Three takes on The Ashes -- David 'Bumble' Lloyd and Phil 'The Cat' Tufnell play for laughs, while Simon Hughes turns on the analysis

With the latest battle for the Ashes little more than a month away, the cricket book market welcomes a number of new titles, headed by Sky TV star David 'Bumble' Lloyd's latest collection of anecdotes and observations from the quirkiest voice in cricket.

Bumble has seen cricket from just about every angle -- player, coach, umpire and commentator -- and the collection of sideways views and hilarious stories that made up Start the Car: The World According to Bumble thrust Accrington's favourite son into the bestseller lists.

Now, just in time for England's Test cricket showdown with Australia, he follows up with The Ashes According to Bumble, which continues in the same vein, with a special accent on the biggest rivalry in the game.

Publishers HarperSport promise "a whole new cricket bag full of yarns from his years on the pitch and in the commentary box...more tales of Bumble’s time rubbing shoulders (and chinking glasses) with the great (as well as not so great) and good (as well as bloody awful) of cricket and more than a few stories of Bumble’s encounters with the Aussies over the years. But that’s not to say this will be any less rambling, madcap and downright fun than we’ve come to expect."
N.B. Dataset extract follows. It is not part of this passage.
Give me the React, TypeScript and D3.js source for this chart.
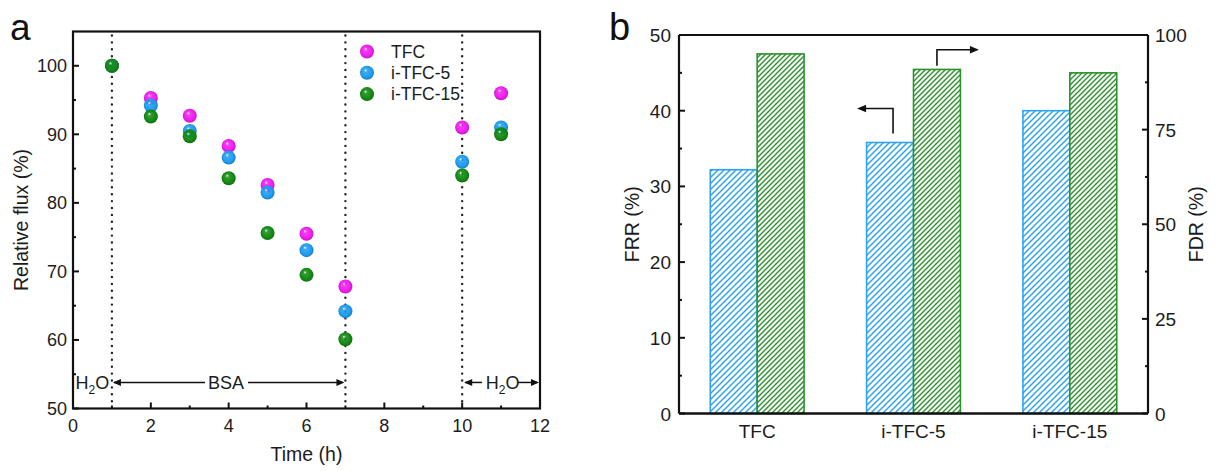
import React from "react";
import * as d3 from "d3";

// ---------- Panel a data ----------
const timePoints = [1, 2, 3, 4, 5, 6, 7, 10, 11];
const fluxTFC = [100, 95.3, 92.7, 88.3, 82.6, 75.5, 67.8, 91.0, 96.0];
const fluxITFC5 = [100, 94.2, 90.5, 86.6, 81.5, 73.1, 64.2, 86.0, 91.0];
const fluxITFC15 = [100, 92.6, 89.7, 83.6, 75.6, 69.5, 60.1, 84.0, 90.0];
const seriesNames = ["TFC", "i-TFC-5", "i-TFC-15"];
const seriesColors = ["#f01df0", "#1e9cf0", "#138a13"];
const xTicksA = [0, 2, 4, 6, 8, 10, 12];
const yTicksA = [50, 60, 70, 80, 90, 100];
const dividerTimes = [1, 7, 10];

// ---------- Panel b data ----------
const membranes = ["TFC", "i-TFC-5", "i-TFC-15"];
const frr = [32.2, 35.8, 40.0];
const fdr = [95.0, 90.9, 90.0];
const yTicksFRR = [0, 10, 20, 30, 40, 50];
const yTicksFDR = [0, 25, 50, 75, 100];

const FONT = "'Liberation Sans', Arial, Helvetica, sans-serif";
const TXT = "#1c1c1c";

function PanelA() {
  const left = 73, right = 540, top = 31.5, bottom = 408.5;
  const x = d3.scaleLinear().domain([0, 12]).range([left, right]);
  const y = d3.scaleLinear().domain([50, 105]).range([bottom, top]);
  const all = [fluxTFC, fluxITFC5, fluxITFC15];
  const minorX = d3.range(1, 12, 2);
  const minorY = d3.range(55, 105, 10);
  const arrowY = y(53.8);
  return (
    <g>
      <text x={10} y={40} fontSize={37} fontFamily={FONT} fill="#111">a</text>
      {/* dotted dividers */}
      {dividerTimes.map((t) => (
        <line key={t} x1={x(t)} x2={x(t)} y1={top + 4} y2={bottom - 2}
          stroke="#222" strokeWidth={2.4} strokeDasharray="0 6.9" strokeLinecap="round" />
      ))}
      {/* ticks */}
      {xTicksA.map((t) => (
        <line key={"xt" + t} x1={x(t)} x2={x(t)} y1={bottom} y2={bottom - 6} stroke="#111" strokeWidth={2} />
      ))}
      {minorX.map((t) => (
        <line key={"xm" + t} x1={x(t)} x2={x(t)} y1={bottom} y2={bottom - 3} stroke="#111" strokeWidth={2} />
      ))}
      {yTicksA.map((t) => (
        <line key={"yt" + t} x1={left} x2={left + 6} y1={y(t)} y2={y(t)} stroke="#111" strokeWidth={2} />
      ))}
      {minorY.map((t) => (
        <line key={"ym" + t} x1={left} x2={left + 3} y1={y(t)} y2={y(t)} stroke="#111" strokeWidth={2} />
      ))}
      <rect x={left} y={top} width={right - left} height={bottom - top} fill="none" stroke="#111" strokeWidth={2.2} />
      {xTicksA.map((t) => (
        <text key={"xl" + t} x={x(t)} y={bottom + 23} textAnchor="middle" fontSize={18} fontFamily={FONT} fill={TXT}>{t}</text>
      ))}
      {yTicksA.map((t) => (
        <text key={"yl" + t} x={left - 6} y={y(t) + 6.5} textAnchor="end" fontSize={18} fontFamily={FONT} fill={TXT}>{t}</text>
      ))}
      <text x={x(6)} y={461} textAnchor="middle" fontSize={19.5} fontFamily={FONT} fill={TXT}>Time (h)</text>
      <text transform={`translate(${28},${(top + bottom) / 2}) rotate(-90)`} textAnchor="middle" fontSize={19.5} fontFamily={FONT} fill={TXT}>Relative flux (%)</text>
      {/* points */}
      {all.map((vals, si) => (
        <g key={si}>
          {vals.map((v, i) => (
            <circle key={i} cx={x(timePoints[i])} cy={y(v)} r={7} fill={`url(#ball${si})`} />
          ))}
        </g>
      ))}
      {/* legend */}
      {seriesNames.map((n, i) => (
        <g key={n}>
          <circle cx={367} cy={51.5 + i * 21.3} r={7} fill={`url(#ball${i})`} />
          <text x={391} y={51.5 + i * 21.3 + 6.3} fontSize={17.5} fontFamily={FONT} fill={TXT}>{n}</text>
        </g>
      ))}
      {/* phase annotations */}
      <text x={x(0.5)} y={arrowY + 7} textAnchor="middle" fontSize={18} fontFamily={FONT} fill={TXT}>
        H<tspan fontSize={12} dy={5}>2</tspan><tspan dy={-5}>O</tspan>
      </text>
      <line x1={x(1) + 2} x2={205} y1={arrowY} y2={arrowY} stroke="#111" strokeWidth={1.5} />
      <path d={`M${x(1) + 1},${arrowY} l8,-3.5 l0,7 z`} fill="#111" />
      <text x={x(3.93)} y={arrowY + 7} textAnchor="middle" fontSize={18} fontFamily={FONT} fill={TXT}>BSA</text>
      <line x1={248} x2={x(7) - 3} y1={arrowY} y2={arrowY} stroke="#111" strokeWidth={1.5} />
      <path d={`M${x(7) - 1},${arrowY} l-8,-3.5 l0,7 z`} fill="#111" />
      <line x1={x(10) + 3} x2={482} y1={arrowY} y2={arrowY} stroke="#111" strokeWidth={1.5} />
      <path d={`M${x(10) + 2},${arrowY} l8,-3.5 l0,7 z`} fill="#111" />
      <text x={x(11.04)} y={arrowY + 7} textAnchor="middle" fontSize={18} fontFamily={FONT} fill={TXT}>
        H<tspan fontSize={12} dy={5}>2</tspan><tspan dy={-5}>O</tspan>
      </text>
      <line x1={518} x2={x(12) - 3} y1={arrowY} y2={arrowY} stroke="#111" strokeWidth={1.5} />
      <path d={`M${x(12) - 1},${arrowY} l-8,-3.5 l0,7 z`} fill="#111" />
    </g>
  );
}

function PanelB() {
  const left = 679, right = 1148, top = 35, bottom = 413.5;
  const xb = d3.scaleBand().domain(membranes).range([left, right]).padding(0);
  const yL = d3.scaleLinear().domain([0, 50]).range([bottom, top]);
  const yR = d3.scaleLinear().domain([0, 100]).range([bottom, top]);
  const bw = xb.bandwidth() * 0.3;
  const minorL = d3.range(5, 50, 10);
  const minorR = d3.range(12.5, 100, 25);
  const blue = "#2ea3ef";
  const green = "#2a912a";
  // arrows positions from scales
  const a1x = (xb("i-TFC-5") as number) + xb.bandwidth() / 2 - bw / 2 + 3;
  const a2x = (xb("i-TFC-5") as number) + xb.bandwidth() / 2 + bw / 2;
  return (
    <g>
      <text x={609} y={40} fontSize={38} fontFamily={FONT} fill="#111">b</text>
      {membranes.map((m, i) => {
        const cx = (xb(m) as number) + xb.bandwidth() / 2;
        return (
          <g key={m}>
            <rect x={cx - bw} y={yL(frr[i])} width={bw} height={bottom - yL(frr[i])} fill="url(#hatchBlue)" stroke={blue} strokeWidth={1.6} />
            <rect x={cx} y={yR(fdr[i])} width={bw} height={bottom - yR(fdr[i])} fill="url(#hatchGreen)" stroke={green} strokeWidth={1.6} />
            <text x={cx} y={bottom + 24} textAnchor="middle" fontSize={19} fontFamily={FONT} fill={TXT}>{m}</text>
          </g>
        );
      })}
      {/* axes */}
      <line x1={left} x2={right} y1={top} y2={top} stroke="#111" strokeWidth={2.2} />
      <line x1={left} x2={right} y1={bottom} y2={bottom} stroke="#111" strokeWidth={2.4} />
      <line x1={left} x2={left} y1={top} y2={bottom} stroke="#111" strokeWidth={2.2} />
      <line x1={right} x2={right} y1={top} y2={bottom} stroke="#111" strokeWidth={2.2} />
      {yTicksFRR.map((t) => (
        <g key={"l" + t}>
          <line x1={left} x2={left + 6} y1={yL(t)} y2={yL(t)} stroke="#111" strokeWidth={2} />
          <text x={left - 8} y={yL(t) + 7} textAnchor="end" fontSize={19} fontFamily={FONT} fill={TXT}>{t}</text>
        </g>
      ))}
      {minorL.map((t) => (
        <line key={"lm" + t} x1={left} x2={left + 3} y1={yL(t)} y2={yL(t)} stroke="#111" strokeWidth={2} />
      ))}
      {yTicksFDR.map((t) => (
        <g key={"r" + t}>
          <line x1={right} x2={right - 6} y1={yR(t)} y2={yR(t)} stroke="#111" strokeWidth={2} />
          <text x={right + 7} y={yR(t) + 7} textAnchor="start" fontSize={19} fontFamily={FONT} fill={TXT}>{t}</text>
        </g>
      ))}
      {minorR.map((t) => (
        <line key={"rm" + t} x1={right} x2={right - 3} y1={yR(t)} y2={yR(t)} stroke="#111" strokeWidth={2} />
      ))}
      <text transform={`translate(${639},${(top + bottom) / 2}) rotate(-90)`} textAnchor="middle" fontSize={19.5} fontFamily={FONT} fill={TXT}>FRR (%)</text>
      <text transform={`translate(${1203},${(top + bottom) / 2}) rotate(-90)`} textAnchor="middle" fontSize={19.5} fontFamily={FONT} fill={TXT}>FDR (%)</text>
      {/* axis-indicating arrows */}
      <path d={`M${a1x},${yL(37)} V${yL(40.3)} H${a1x - 30}`} fill="none" stroke="#111" strokeWidth={1.6} />
      <path d={`M${a1x - 36},${yL(40.3)} l9,-3.8 l0,7.6 z`} fill="#111" />
      <path d={`M${a2x},${yR(91.9)} V${yR(96.1)} H${a2x + 35}`} fill="none" stroke="#111" strokeWidth={1.6} />
      <path d={`M${a2x + 42},${yR(96.1)} l-9,-3.8 l0,7.6 z`} fill="#111" />
    </g>
  );
}

export default function App() {
  return (
    <svg width={1218} height={471} viewBox="0 0 1218 471"
      style={{ position: "absolute", left: 0, top: 0, display: "block", background: "#fff" }}>
      <defs>
        {seriesColors.map((c, i) => (
          <radialGradient key={i} id={`ball${i}`} cx="50%" cy="50%" r="55%" fx="38%" fy="30%">
            <stop offset="0%" stopColor="#ffffff" />
            <stop offset="22%" stopColor={c} stopOpacity={0.85} />
            <stop offset="70%" stopColor={c} />
            <stop offset="100%" stopColor={d3.color(c)!.darker(0.8).toString()} />
          </radialGradient>
        ))}
        <pattern id="hatchBlue" patternUnits="userSpaceOnUse" width={6} height={6}>
          <rect width={6} height={6} fill="#fff" />
          <path d="M0,6 L6,0 M-1,1 L1,-1 M5,7 L7,5" stroke="#2ea3ef" strokeWidth={1.5} />
        </pattern>
        <pattern id="hatchGreen" patternUnits="userSpaceOnUse" width={5} height={5}>
          <rect width={5} height={5} fill="#fff" />
          <path d="M0,5 L5,0 M-1,1 L1,-1 M4,6 L6,4" stroke="#2a912a" strokeWidth={1.4} />
        </pattern>
      </defs>
      <rect width={1218} height={471} fill="#fff" />
      <PanelA />
      <PanelB />
    </svg>
  );
}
Like Start the Car, the ramblings are brought to order by the skilled hand of journalist Richard Gibson, who also worked with England stars Graeme Swann and Jimmy Anderson on their successful autobiographies.

Another well-known cricket voice and bestselling author, Simon Hughes, turns his attention to the Ashes in Cricket's Greatest Rivalry: A History Of The Ashes in 10 Matches.

Hughes, the former Middlesex seamer, won William Hill Sports Book of the Year in 1997 for A Lot of Hard Yakka, his account of life on the county cricket circuit.  He also won the Royal Television Society's Sports Pundit of the Year Award in 2002 during his stint as The Analyst for Channel Four's cricket coverage.

He combines both his analytical and writing skills in what publishers Cassell describe as "a gripping, distinctive history of the iconic, 135-year-old cricketing rivalry between England and Australia (in which) Hughes selects each match as a narrative spine packed with thrillingly evocative detail, alongside the issues, controversies, heroes and villains of each match."

Meanwhile, Phil Tufnell, another ex-player enjoying a media career, follows up Tuffers' Cricket Tales with Tuffers' Alternative Guide to the Ashes, in which the former left-arm spinner with the cheeky chappie persona -- sometimes known as "The Cat" -- recalls some of his own Ashes moments along with a host of other stuff relating to England and Australia.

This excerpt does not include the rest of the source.